Allen wasn’t a big reader as a kid. She told Teen Writers Bloc that reading felt synonymous with school assignments. So Allen grew up believing the library was full of books she didn’t want to read. Since that time, Allen has learned how wonderful reading is and does a lot of “catch up” of books.


She also didn’t have an early interest in being a writer. This came later, Allen told The Brown Bookshelf, when Allen was a mother of two sons who acted tone deaf. Getting her sons to do chores and homework was an everyday struggle. So, she decided to write an ongoing story, using them as the main characters. After a few weeks of that, Allen wasn’t sure which of them were enjoying it the most. At any rate, she began to search the internet for writing organizations and conferences, and to think about making writing a career.

However, after investing lots of time and money into boot camps, conferences, workshops and of course, endless writing, Allen had no solid interest from the publishing world to show for it. She considered quitting, believing that she didn’t have what it took to be a children’s book writer.

Fall of 2006, Allen received needed validation. She contacted an editor whom she’d met at a writing conference several months prior. Allen emailed her, hoping she would give me some direction on a story I was working on at the time. The editor immediately emailed back, told Allen to send her the story, but informed Allen that she had lots of things on her desk that needed her immediate attention. THEN the editor mentioned a story Allen had written during that conference where they’d met, a story that was actually a class assignment for a class I’d signed up for, and expressed interest in publishing the story if it were still available.


How Lamar’s Bad Prank Won A Bubba-Sized Trophy actually began as a ghost writing possibility. Allen didn’t get the job, but she loved her characters so much that she wanted to do something with them. At that time, it was a chapter book, written in third person, with multi-cultural characters. However, something didn’t feel right about it.

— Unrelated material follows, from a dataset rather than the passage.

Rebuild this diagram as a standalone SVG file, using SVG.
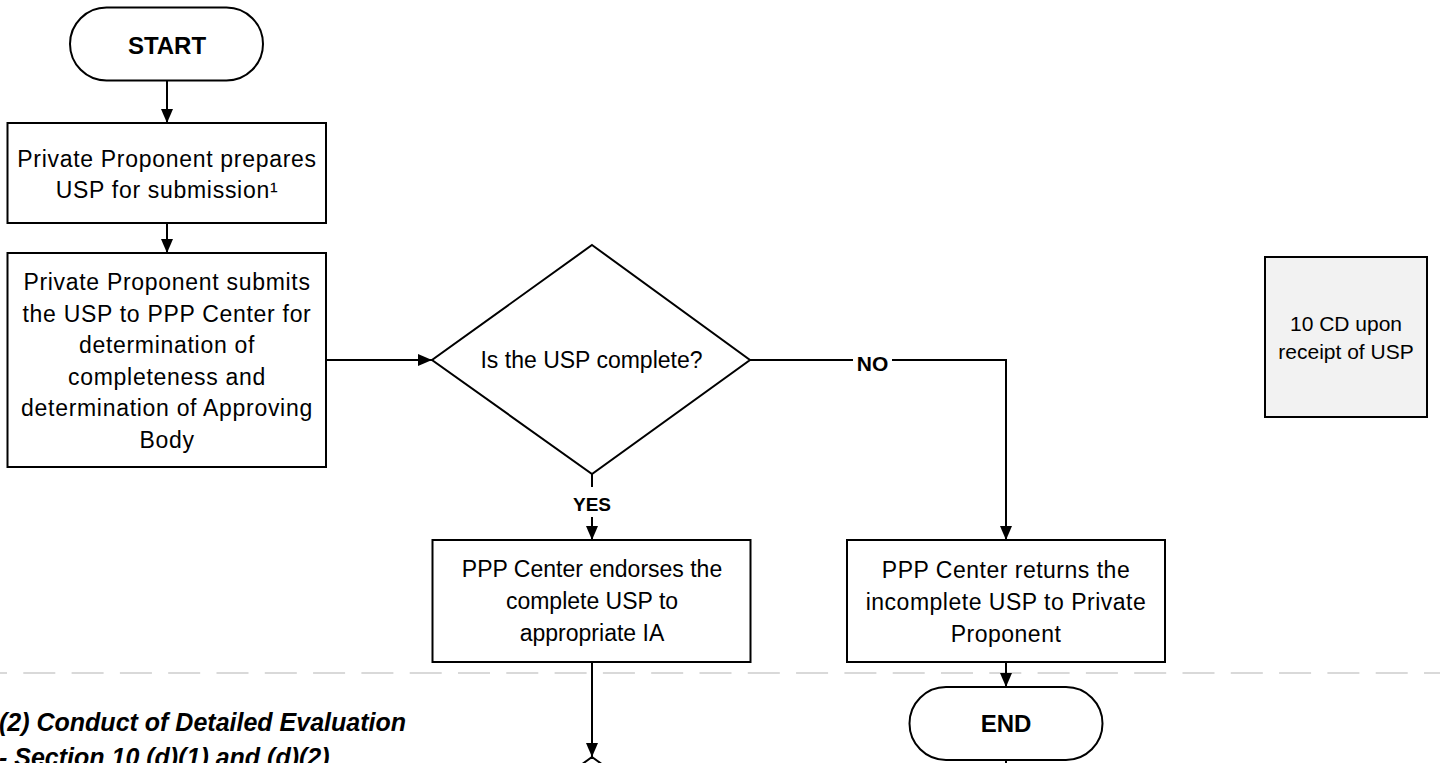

One day, in the middle of a CSI episode, a teenage, African-American boy began walking around inside Allen’s head like he owned the place! Soon the mental scenery changed as this boy took her to a bowling alley. The smells, the sounds, and the kids bowling, made it clear who was strutting around my brain. That moment switched her story from third-person to first, everything came together.

Not that there still weren’t challenges ahead. For instance, Allen reveals, Lamar and her fought a lot. One time, she even hollered at her computer screen, flipped the hard drive switch to off, yanked the curtains closed, and shut the door to my work station! All because she didn’t want Lamar to do something that he, as a thirteen-year-old boy, needed to do in the story.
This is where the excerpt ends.